#### Information supplied ####

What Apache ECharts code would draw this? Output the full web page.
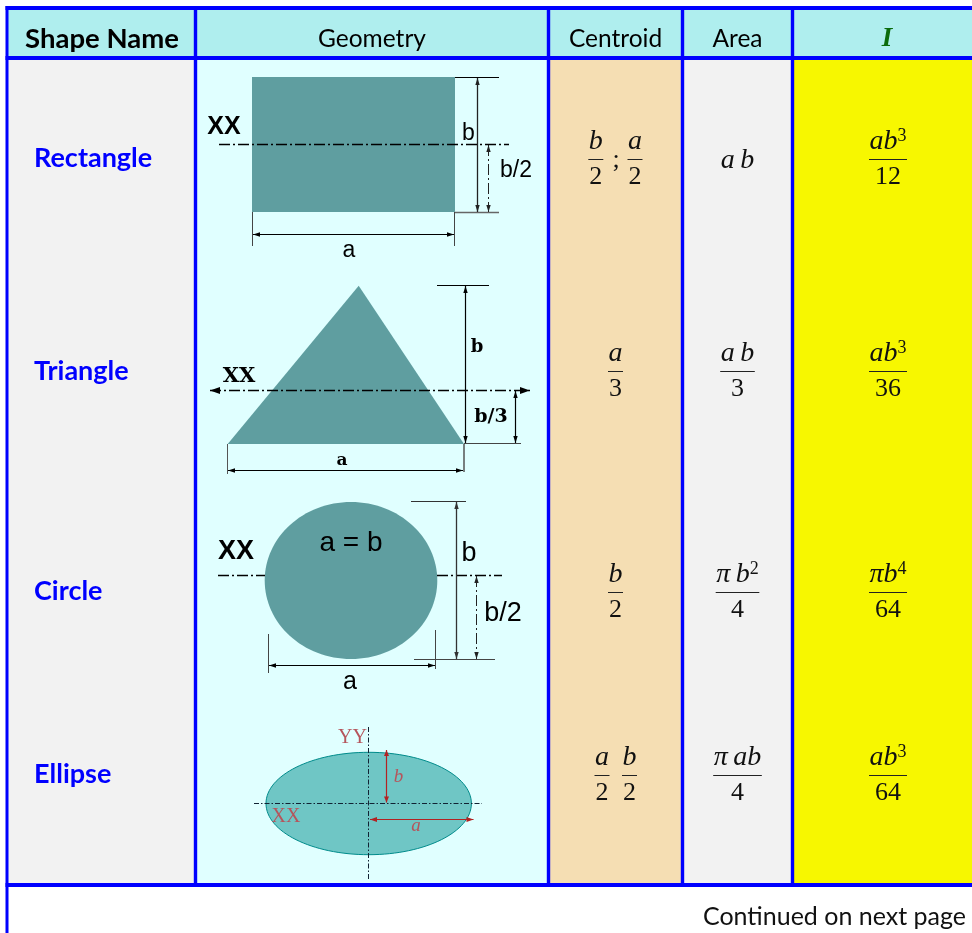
<!DOCTYPE html>
<html>
<head>
<meta charset="utf-8">
<style>html,body{margin:0;padding:0;background:#fff}#main{width:972px;height:933px}</style>
<script src="https://cdn.jsdelivr.net/npm/echarts@6/dist/echarts.min.js"></script>
</head>
<body>
<div id="main"></div>
<script>
// table content
const headers = ['Shape Name', 'Geometry', 'Centroid', 'Area', 'I'];
const shapeNames = ['Rectangle', 'Triangle', 'Circle', 'Ellipse'];
const centroids = [['b/2', ';', 'a/2'], ['a/3'], ['b/2'], ['a/2', 'b/2']];
const areas = ['a\u2009b', 'a\u2009b/3', '\u03c0\u2009b^2/4', '\u03c0\u2009ab/4'];
const inertias = ['ab^3/12', 'ab^3/36', '\u03c0b^4/64', 'ab^3/64'];
const footer = 'Continued on next page';

// page layout, in picture pixels
const colEdges = [8, 195.5, 548.5, 682.5, 792.5, 972];
const rowEdges = [8, 58, 885];
const nameY = [158, 371, 591, 774];
const barY = [159.5, 371.5, 592.5, 775.5];
const centroidX = [[595.8, 616, 635], [615.5], [615.5], [602, 629.5]];
const colFill = ['#f2f2f2', '#e0ffff', '#f5deb3', '#f2f2f2', '#f7f700'];
const headFill = '#afeeee';
const BLUE = '#0000ff';
const SANS = '"Lato", "Noto Sans", sans-serif';
const MATH = '"Liberation Serif", serif';
const HELV = '"Liberation Sans", sans-serif';
const TEACH = '"DejaVu Serif", serif';
const TEAL = '#5f9ea0';
const RED = '#b22222';
const MAROON = '#b5555c';
const DASHDOT = [11, 3, 2, 3];

const measure = document.createElement('canvas').getContext('2d');
function mathWidth(s) {
  let w = 0;
  s.match(/\^\d|\d+|[^\d^]+/g).forEach(function (t) {
    if (t[0] === '^') { measure.font = '18px ' + MATH; w += measure.measureText(t.slice(1)).width; }
    else if (/\d/.test(t[0])) { measure.font = '26px ' + MATH; w += measure.measureText(t).width; }
    else { measure.font = 'italic 28px ' + MATH; w += measure.measureText(t).width; }
  });
  return w;
}
function mathRich(s) {
  return s.match(/\^\d|\d+|[^\d^]+/g).map(function (t) {
    if (t[0] === '^') return '{s|' + t.slice(1) + '}';
    if (/\d/.test(t[0])) return '{n|' + t + '}';
    return '{i|' + t + '}';
  }).join('');
}
const mathStyles = {
  i: { font: 'italic 28px ' + MATH, fill: '#111', lineHeight: 30 },
  n: { font: '26px ' + MATH, fill: '#111', lineHeight: 30 },
  s: { font: '18px ' + MATH, fill: '#111', lineHeight: 19, verticalAlign: 'top' }
};

function renderCell(params, api) {
  const p = function (x, y) { return api.coord([x, y]); };
  const kids = [];
  const box = function (x0, y0, x1, y1, fill) {
    const a = p(x0, y0), b = p(x1, y1);
    kids.push({ type: 'rect', shape: { x: a[0], y: a[1], width: b[0] - a[0], height: b[1] - a[1] }, style: { fill: fill } });
  };
  const label = function (text, x, y, font, fill, align) {
    const a = p(x, y);
    kids.push({ type: 'text', style: { text: text, x: a[0], y: a[1], font: font, fill: fill, align: align || 'center', verticalAlign: 'middle' } });
  };
  const math = function (s, x, y) {
    const a = p(x, y);
    kids.push({ type: 'text', style: { text: mathRich(s), x: a[0], y: a[1], align: 'center', verticalAlign: 'middle', rich: mathStyles } });
  };
  const term = function (s, x, y) {
    if (s.indexOf('/') < 0) {
      math(s, x, y + 1);
      return;
    }
    const parts = s.split('/');
    const w = Math.max(mathWidth(parts[0]), mathWidth(parts[1])) + 1;
    math(parts[0], x, y - 17.5);
    math(parts[1], x, y + 17.5);
    box(x - w / 2, y - 0.5, x + w / 2, y + 0.5, '#222');
  };

  const c = api.value(0), r = api.value(1);
  if (r === 0) {
    box(colEdges[c], rowEdges[0], colEdges[c + 1], rowEdges[1], headFill);
    const cx = c === 0 ? 102 : (colEdges[c] + colEdges[c + 1]) / 2;
    if (c === 0) label(headers[c], cx, 39, 'bold 27.5px ' + SANS, '#000');
    else if (c === 4) label(headers[c], 887, 39, 'italic bold 27px ' + MATH, '#0b6b0b');
    else label(headers[c], cx, 39, '24.5px ' + SANS, '#000');
  } else {
    box(colEdges[c], rowEdges[1], colEdges[c + 1], rowEdges[2], colFill[c]);
    if (c === 0) shapeNames.forEach(function (n, i) { label(n, 34, nameY[i], 'bold 27px ' + SANS, BLUE, 'left'); });
    if (c === 2) centroids.forEach(function (ts, i) {
      ts.forEach(function (t, j) {
        if (t === ';') label(t, centroidX[i][j], barY[i] + 1, '26px ' + MATH, '#111');
        else term(t, centroidX[i][j], barY[i]);
      });
    });
    if (c === 3) areas.forEach(function (t, i) { term(t, 737.5, barY[i]); });
    if (c === 4) inertias.forEach(function (t, i) { term(t, 888, barY[i]); });
  }
  return { type: 'group', children: kids };
}

function renderRules(params, api) {
  const p = function (x, y) { return api.coord([x, y]); };
  const band = function (x0, y0, x1, y1) {
    const a = p(x0, y0), b = p(x1, y1);
    return { type: 'rect', shape: { x: a[0], y: a[1], width: b[0] - a[0], height: b[1] - a[1] }, style: { fill: BLUE } };
  };
  const kids = [
    band(5.5, 6, 972, 10), band(5.5, 56, 972, 60), band(5.5, 883, 972, 887), band(5.5, 6, 8.5, 933)
  ];
  colEdges.slice(1, 5).forEach(function (x) { kids.push(band(x - 1.7, 6, x + 1.7, 887)); });
  const a = p(966, 916.5);
  kids.push({ type: 'text', style: { text: footer, x: a[0], y: a[1], font: '25px ' + SANS, fill: '#111', align: 'right', verticalAlign: 'middle' } });
  return { type: 'group', children: kids };
}

function renderDiagram(params, api) {
  const p = function (x, y) { return api.coord([x, y]); };
  const kids = [];
  const line = function (x1, y1, x2, y2, color, dash, w) {
    const a = p(x1, y1), b = p(x2, y2);
    kids.push({ type: 'line', shape: { x1: a[0], y1: a[1], x2: b[0], y2: b[1] }, style: { stroke: color || '#000', lineWidth: w || 1, lineDash: dash || null } });
  };
  const head = function (x, y, dx, dy, color, len, half) {
    const L = len || 7, H = half || 2.2;
    kids.push({ type: 'polygon', shape: { points: [
      p(x, y), p(x - dx * L - dy * H, y - dy * L - dx * H), p(x - dx * L + dy * H, y - dy * L + dx * H)
    ] }, style: { fill: color || '#000' } });
  };
  const arrow = function (x1, y1, x2, y2, color, dash, w, len, half) {
    line(x1, y1, x2, y2, color, dash, w);
    const n = Math.hypot(x2 - x1, y2 - y1), dx = (x2 - x1) / n, dy = (y2 - y1) / n;
    head(x2, y2, dx, dy, color, len, half);
    head(x1, y1, -dx, -dy, color, len, half);
  };
  const text = function (s, x, y, font, fill) {
    const a = p(x, y + 1);
    kids.push({ type: 'text', style: { text: s, x: a[0], y: a[1], font: font, fill: fill || '#000', align: 'center', verticalAlign: 'middle' } });
  };
  const rectShape = function (x0, y0, x1, y1) {
    const a = p(x0, y0), b = p(x1, y1);
    kids.push({ type: 'rect', shape: { x: a[0], y: a[1], width: b[0] - a[0], height: b[1] - a[1] }, style: { fill: TEAL } });
  };
  const ell = function (cx, cy, rx, ry, style) {
    const a = p(cx, cy);
    kids.push({ type: 'ellipse', shape: { cx: a[0], cy: a[1], rx: rx, ry: ry }, style: style });
  };

  const kind = shapeNames[api.value(0)];
  if (kind === 'Rectangle') {
    rectShape(252, 77, 455, 212);
    line(455, 77.5, 499, 77.5);
    line(455, 212.5, 499, 212.5, '#666', null, 1.5);
    arrow(477.5, 78, 477.5, 212, '#222', null, 1.3);
    arrow(488.5, 145, 488.5, 212, '#222', DASHDOT);
    line(219, 144.5, 509, 144.5, '#000', DASHDOT, 1.5);
    line(252.5, 212, 252.5, 246, '#444');
    line(454.5, 212, 454.5, 246, '#444');
    arrow(253, 234.5, 454, 234.5, '#000');
    text('XX', 224, 126, 'bold 25px ' + HELV);
    text('b', 468.5, 133, '23px ' + HELV);
    text('b/2', 516, 170, '23px ' + HELV);
    text('a', 349, 250, '23px ' + HELV);
  } else if (kind === 'Triangle') {
    kids.push({ type: 'polygon', shape: { points: [p(358.7, 285.7), p(464, 444), p(227.7, 444)] }, style: { fill: TEAL } });
    line(437, 285.5, 489, 285.5);
    arrow(465.5, 286, 465.5, 443, '#000', null, 1.2);
    arrow(210, 390.5, 530, 390.5, '#000', DASHDOT, 1.6, 10, 3.5);
    arrow(515.5, 391, 515.5, 443, '#000', null, 1.2);
    line(464, 443.5, 521, 443.5, '#444', null, 1.2);
    line(227.5, 444, 227.5, 474, '#555');
    line(464, 444, 464, 472, '#555', null, 1.5);
    arrow(228, 470.5, 463, 470.5, '#000', null, 1.2);
    text('XX', 239, 376, 'bold 21px ' + TEACH);
    text('b', 477, 346, 'bold 18px ' + TEACH);
    text('b/3', 491, 416, 'bold 19px ' + TEACH);
    text('a', 342, 460, 'bold 17px ' + TEACH);
  } else if (kind === 'Circle') {
    ell(351, 580.5, 86.3, 78.5, { fill: TEAL });
    line(218, 575.5, 265, 575.5, '#000', DASHDOT, 1.5);
    line(437, 575.5, 502, 575.5, '#000', DASHDOT, 1.5);
    line(411, 501.5, 466, 501.5, '#333');
    line(414, 659.5, 495, 659.5, '#444', null, 1.2);
    arrow(456.5, 502, 456.5, 659, '#333', null, 1.3);
    arrow(476.5, 576, 476.5, 659, '#222', DASHDOT);
    line(268.5, 634, 268.5, 673, '#444');
    line(435.5, 630, 435.5, 669, '#444');
    arrow(269, 665.5, 435, 665.5, '#000');
    text('XX', 236, 551, 'bold 27px ' + HELV);
    text('a = b', 351, 542, '28px ' + HELV);
    text('b', 469, 553, '27px ' + HELV);
    text('b/2', 503, 613, '27px ' + HELV);
    text('a', 350, 681, '25px ' + HELV);
  } else {
    ell(368.7, 803.5, 102.7, 51.2, { fill: '#6fc6c5', stroke: '#008b8b', lineWidth: 1 });
    line(254, 803.5, 482, 803.5, '#123', [5, 2, 1.5, 2]);
    line(368.5, 727, 368.5, 879, '#123', [5, 2, 1.5, 2]);
    arrow(386.5, 750, 386.5, 802.5, RED, null, 1.2, 6, 2.5);
    arrow(370, 819.5, 473.5, 819.5, RED, null, 1.2, 7, 2.5);
    text('YY', 352.5, 737, '20px ' + MATH, MAROON);
    text('XX', 286, 816, '20px ' + MATH, MAROON);
    text('b', 398.5, 776, 'italic 19px ' + MATH, MAROON);
    text('a', 416, 825, 'italic 19px ' + MATH, MAROON);
  }
  return { type: 'group', children: kids };
}

const cellData = [];
[0, 1].forEach(function (r) {
  headers.forEach(function (h, c) { cellData.push([c, r]); });
});

const chart = echarts.init(document.getElementById('main'), null, { renderer: 'canvas' });
chart.setOption({
  animation: false,
  backgroundColor: '#fff',
  tooltip: { show: false },
  grid: { left: 0, right: 0, top: 0, bottom: 0 },
  xAxis: { type: 'value', min: 0, max: 972, show: false },
  yAxis: { type: 'value', min: 0, max: 933, inverse: true, show: false },
  series: [
    { type: 'custom', name: 'cells', coordinateSystem: 'cartesian2d', clip: false, silent: true, z: 1, renderItem: renderCell, data: cellData },
    { type: 'custom', name: 'diagrams', coordinateSystem: 'cartesian2d', clip: false, silent: true, z: 2, renderItem: renderDiagram, data: shapeNames.map(function (n, i) { return [i]; }) },
    { type: 'custom', name: 'rules', coordinateSystem: 'cartesian2d', clip: false, silent: true, z: 3, renderItem: renderRules, data: [[0]] }
  ]
});
</script>
</body>
</html>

####

> _The task_
Could the lines from the top of the material through the line with "const footer = 'Continued on next page';" be repeated exactly, pictures left out?

> _Written solution_
What Apache ECharts code would draw this? Output the full web page.
<!DOCTYPE html>
<html>
<head>
<meta charset="utf-8">
<style>html,body{margin:0;padding:0;background:#fff}#main{width:972px;height:933px}</style>
<script src="https://cdn.jsdelivr.net/npm/echarts@6/dist/echarts.min.js"></script>
</head>
<body>
<div id="main"></div>
<script>
// table content
const headers = ['Shape Name', 'Geometry', 'Centroid', 'Area', 'I'];
const shapeNames = ['Rectangle', 'Triangle', 'Circle', 'Ellipse'];
const centroids = [['b/2', ';', 'a/2'], ['a/3'], ['b/2'], ['a/2', 'b/2']];
const areas = ['a\u2009b', 'a\u2009b/3', '\u03c0\u2009b^2/4', '\u03c0\u2009ab/4'];
const inertias = ['ab^3/12', 'ab^3/36', '\u03c0b^4/64', 'ab^3/64'];
const footer = 'Continued on next page';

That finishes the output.